Covered California Facing Administrative Collapse

Irfan Khan/Los Angeles Times via Getty Images

The Health Consumer Alliance filed a blistering letter just before Covered California’s Board meeting on Thursday accusing the state’s Obamacare exchange of failing to resolve member issues promptly, including blocked access to care and the inability for individual members to finalize their tax returns.

Despite Covered California plowing through $1.06 billion in federal dollars, HCA warns the program is near administrative collapse.

Earlier this year, California’s health insurance exchange, established under the Patient Protection and Affordable Care Act, was touted as a model for other states to follow. But the program has since been under a barrage of attacks for a myriad of failures, including abysmal enrollment performance and sending out over 100,000 inaccurate tax forms.

HCA’s letter to the Board warns, “We are concerned that public support for the (Affordable Care Act) will erode as more and more consumers encounter these types of tax problems and face exposure to IRS debts and penalties.” The group also alleges that Covered California’s failure to correct subsidy forms has caused some consumers to not be able to receive tax credits or amend their tax returns.

Many of Covered California problems began when it awarded $360 million to Accenture in 2012 to design as a supposedly automated exchange and enrollment system. But the Health Consumer Alliance claims that after two years, staff still have only limited ability to update the computer program used to determine consumers’ eligibility for exchange coverage under Medi-Cal, the state’s Medicaid program.

When first launched in September 2013, there were major usability problems, including: 1) lack of login link on the landing page; 2) five different sets of security questions; 3) demanding tax returns for young children; 4) inability to go back and forward through the application without being closed out; and 5) demands to verify income without a way to file proof, according to Chilmark Research.

With only about 1.2 million people signing up for Covered California in 2014, versus a 2 million enrollee expectation, the exchange responded to its system failures by obtaining an additional $155 million in federal dollars to use mostly humans to process enrollments.

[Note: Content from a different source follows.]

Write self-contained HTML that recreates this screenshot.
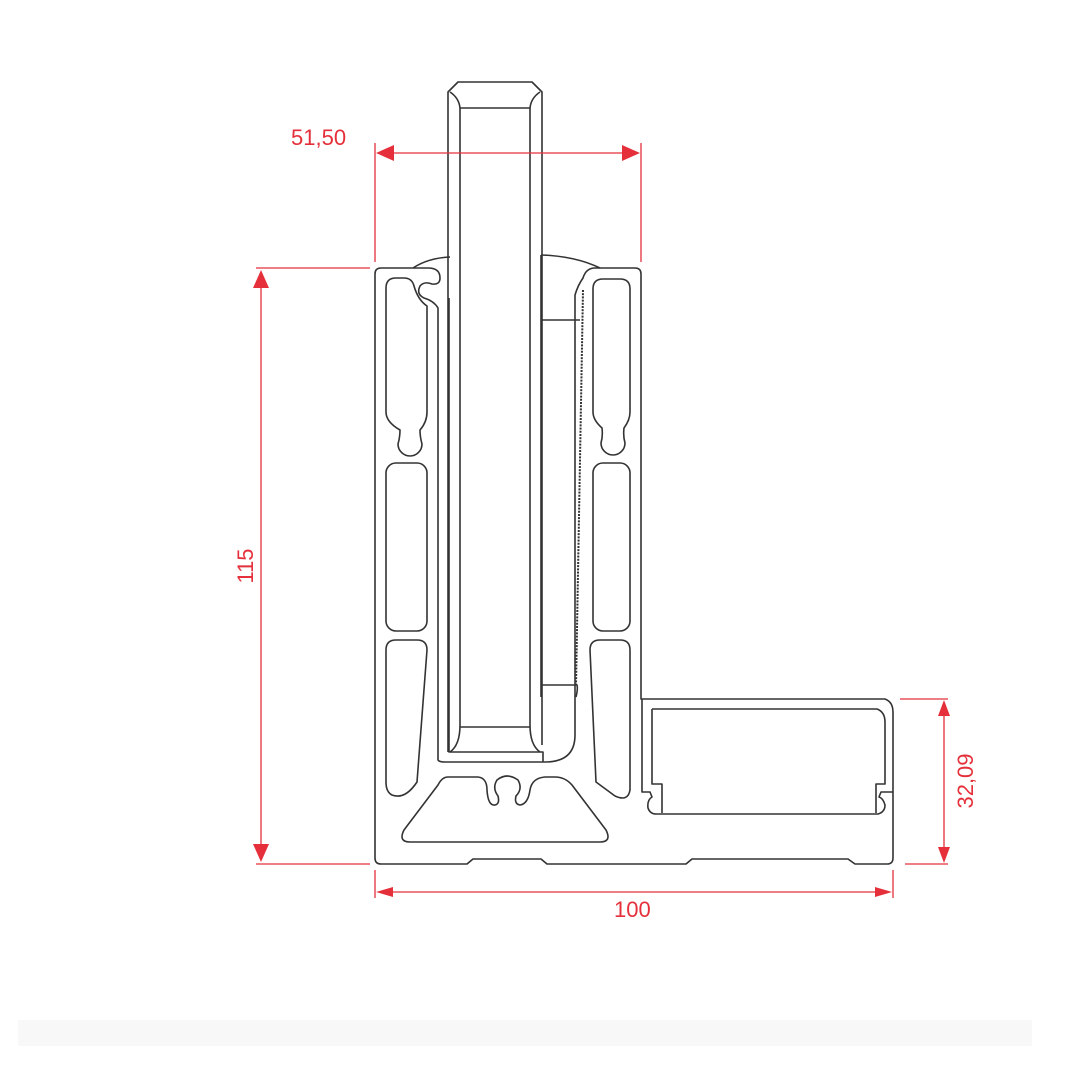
<!DOCTYPE html>
<html><head><meta charset="utf-8"><style>
html,body{margin:0;padding:0;background:#fff;width:1080px;height:1080px;overflow:hidden}
svg{display:block}
text{font-family:"Liberation Sans",sans-serif;fill:#e5303b;font-size:22px}
</style></head><body>
<svg width="1080" height="1080" viewBox="0 0 1080 1080" xmlns="http://www.w3.org/2000/svg">
<rect x="18" y="1020" width="1014" height="26" fill="#f8f8f8"/>
<g fill="none" stroke="#333" stroke-width="1.6" stroke-linejoin="round">
<!-- outer profile -->
<path d="M381,268 H428 Q440,268 440,278 Q440,285 432,284 Q424,281 420,286 Q416,294 424,298 Q434,301 438,308 V760 Q439,762 445,762 H545 Q575,762 575,735 V295 Q578,285 583,278 Q586,268 595,268 H635 Q641,268 641,274 V699 H885 Q893,702 893,712 V858 Q893,864 887,864 H855 L848,859 H692 L686,864 H547 L541,859 H473 L467,864 H381 Q375,864 375,858 V274 Q375,268 381,268 Z"/>
<path d="M413,268 Q428,258 450,257"/>
<path d="M449,298 V752 H543 V762"/>
<!-- glass -->
<path d="M448,752 V92 L458,82 H532 L542,92 V745"/>
<path d="M460,108 V725 Q460,745 450,752 M530,108 V725 Q530,745 540,752"/>
<path d="M450,92 Q459,98 460,108 H530 Q531,98 540,92"/>
<path d="M460,727 H530"/>
<!-- right wedge and blocks -->
<path d="M541,255 Q575,256 600,268"/>
<path d="M541,255 V697 M541,320 H580 M541,685 H577 Q578,689 576,697"/>
<path d="M583,290 L576,686" stroke-dasharray="2,1.2" stroke-width="2"/>
<!-- left slots -->
<path d="M396,278 H404 Q412,278 414,286 Q418,300 427,306 V412 Q427,422 420,430 Q420,437 422,444 A12,12 0 1 1 398,444 Q400,437 400,430 Q386,422 386,412 V288 Q386,278 396,278 Z"/>
<path d="M603,279 H620 Q630,279 630,289 V412 Q630,420 624,428 Q623,436 625,443 A12,12 0 1 1 601,443 Q603,436 602,428 Q593,420 593,412 V289 Q593,279 603,279 Z"/>
<rect x="386" y="463" width="41" height="168" rx="10"/>
<rect x="593" y="463" width="37" height="168" rx="10"/>
<path d="M396,640 H417 Q427,640 427,650 L417,782 Q405,800 392,795 Q386,792 386,782 V650 Q386,640 396,640 Z"/>
<path d="M600,640 H620 Q630,640 630,650 V790 Q628,802 615,796 L596,782 L590,650 Q590,640 600,640 Z"/>
<!-- trapezoid cavity -->
<path d="M448,777 H478 Q487,778 487,790 Q488,806 495,805 Q500,804 498,796 Q492,788 497,780 Q507,772 518,780 Q523,789 516,796 Q514,804 520,805 Q528,804 530,790 Q532,778 545,777 H555 Q565,777 572,785 L606,830 Q612,842 600,842 H410 Q398,842 404,830 L438,785 Q442,777 448,777 Z"/>
<!-- right channel -->
<path d="M642,699 V792 H650 L652,797 Q647,800 648,808 Q650,814 656,814 H878 Q885,812 885,805 Q883,798 879,797 L881,792 H893"/>
<path d="M652,709 H877 Q885,712 885,722 V784 H876 V813 M652,709 V784 H662 V813"/>
</g>
<!-- dimensions -->
<g stroke="#e5303b" stroke-width="1.3" fill="none">
<path d="M375,143 V262 M641,143 V262 M392,153 H624"/>
<path d="M256,268 H370 M256,864 H370 M261,284 V848"/>
<path d="M375,870 V898 M893,870 V898 M390,892 H878"/>
<path d="M900,699 H948 M905,864 H948 M944,714 V849"/>
</g>
<g fill="#e5303b">
<path d="M376,153 L394,145 V161 Z M640,153 L622,145 V161 Z"/>
<path d="M261,270 L253,288 H269 Z M261,862 L253,844 H269 Z"/>
<path d="M376,892 L393,887 V897 Z M892,892 L875,887 V897 Z"/>
<path d="M944,700 L938,716 H950 Z M944,863 L938,847 H950 Z"/>
</g>
<text x="291" y="145">51,50</text>
<text x="614" y="917">100</text>
<text transform="translate(253,566) rotate(-90)" text-anchor="middle">115</text>
<text transform="translate(973,781) rotate(-90)" text-anchor="middle">32,09</text>
</svg>
</body></html>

But the health plans on the Covered California exchange, like Anthem Blue Cross and Blue Shield of California, had also overstated the size of their provider networks. Over a quarter of the physicians listed as in-network were not taking Covered California patients, or were no longer at their supposed network location, according to state reports. As a result, errors led to big unforeseen medical bills charged to patients when they unwittingly ventured to out-of-network doctors for surgery or medical tests.

After a year of pain for consumers, only 65 percent of Covered California’s 2014 customers re-enrolled in 2015. The rest bailed out, despite state penalties for not carrying health insurance. Although Covered California claimed it would add 500,000 more members, only 7,098 additional members “selected a plan” in 2015.

During a raucous board meeting on Thursday, Covered California Executive Director Peter Lee promised that the exchange has re-committed to resolving the issues quickly by adding staff. He also noted that “a very small percentage” of consumers file appeals when rejected.

“The challenges with big IT, it does not necessarily mean nimble IT,” Lee said. “We’re working to speed those up. But the issue of having effective and as prompt as possible resolution to appeals is something we take very seriously.”

Despite all the administrative failures and network disasters, Breitbart News reported last month that Covered California would increase its rates by 4 percent next year–at least three times the rate of inflation.

Obamacare was sold to the American public as an opportunity to save $2,500 a year for a family of four. But family members enrolled in Covered California will each be paying another $384 in Northern California and $296 in Southern California in 2016.